Banking Awareness : Interest on Savings Accounts



A committee formed to review the government's savings scheme under the leadership of Shyamala Gopinath, former deputy governor of the Reserve Bank of India who retired on 20 June 2011, has recommended that the interest paid on savings instruments under the scheme, except post office savings accounts, be reviewed annually and benchmarked to government securities of similar maturity periods. To protect investors from large volatility, the rates will not be changed by more than 1 percentage point. Rate for senior citizens' savings scheme will be 1 percentage point higher than comparable government securities. National Savings Certificates (NSCs) will give 0.5 percentage point higher than benchmark securities and other schemes, including PPF, will offer 0.25 percentage point above the benchmark.
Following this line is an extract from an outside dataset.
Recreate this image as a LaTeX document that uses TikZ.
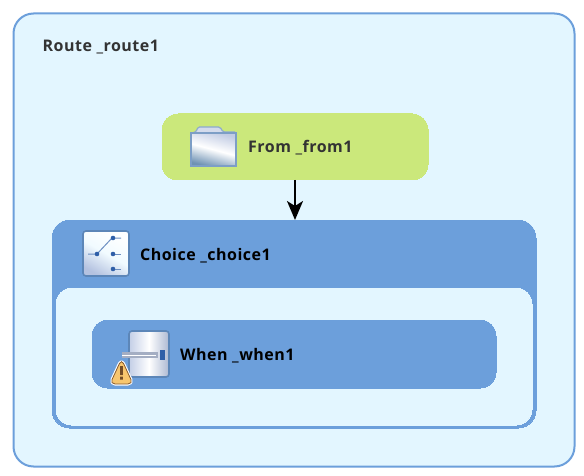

Who decides the interest rate?


The interest rates banks charge is mainly based on 3 factors:

1) the interest they’ve been able to charge borrowers

2) the prime interest rate in the country in which the bank is based

3) how aggressive the bank would like to pursue new account holders. Banks compete with each other to attract new savers. You may find a bank that is aggressive in its pursuit of new customers and is willing to pay a higher-than-average rate, and this reducing their margin.


How safe are banks?

Now you wonder what happens if the borrower does not pay back the money. Banks diversify their risk by lending to many borrowers. They know that there will always be some borrowers who don’t pay back in a timely manner. However, the bank will try to reduce this risk by carefully analysing each loan application. And if at the end the borrower does not pay back, the bank will pay for it by compensating with the income from other loans, reducing their profit margin. Additionally, most countries have regulations to protect savers from a bank going out of business. In Europe, up to 100.000€ is protected per person and per bank.